When she had arrived in this town the day before, her strongest desire had been to see, not the more famous sights, but the house in which this editor had lived while doing the better part of his work, a personal account of which she had read by his granddaughter. She had taken pains to ask each person she met if he or she knew where this house might be. No one had been able to tell her, and as she ran out of time, she had given up the idea of finding it.

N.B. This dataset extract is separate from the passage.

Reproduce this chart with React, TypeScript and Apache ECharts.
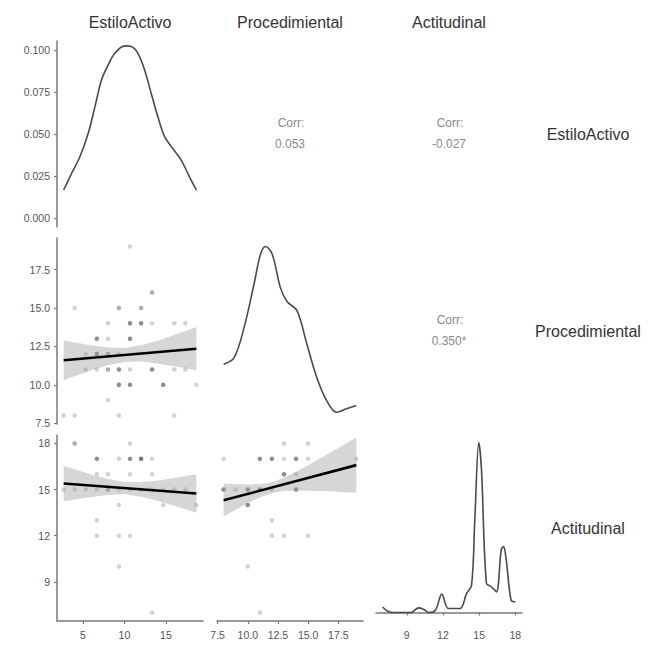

Some of the longer stories are as unsuccessful as the short ones, and sadly go on too long, but at least the short ones are short. "We Miss You: A Study of Get-Well Letters from a Class of Fourth Graders"—a rumination on letters written by children to a classmate in the hospital—reveals very little and barely humors the reader, who is forced to endure page after page of tedious pseudo-intellectual analysis of school children's letters, as if the letters are important and meaningful correspondence calling for study. Surely we've seen this sort of treatment before—the overblown analysis of the mundane for humorous purpose—just look at any fanzine from the 1990's. "Mrs. D and Her Maids," which seems to be an imagining of what Davis's life would be like if she lived in the early twentieth century, has some gently amusing moments, but more often, the story comes off as the whining of a privileged woman complaining about the hired help.

Davis has written much better books than this, and collections like Samuel Johnson is Indignant and Almost No Memory cover pretty much the same territory—the shrewd, barbed, elegant and pithy short-short—and in much better fashion. Perhaps her style was ruined by the years she spent translating Proust. Hopefully, the smart, witty, insightful Davis will return soon.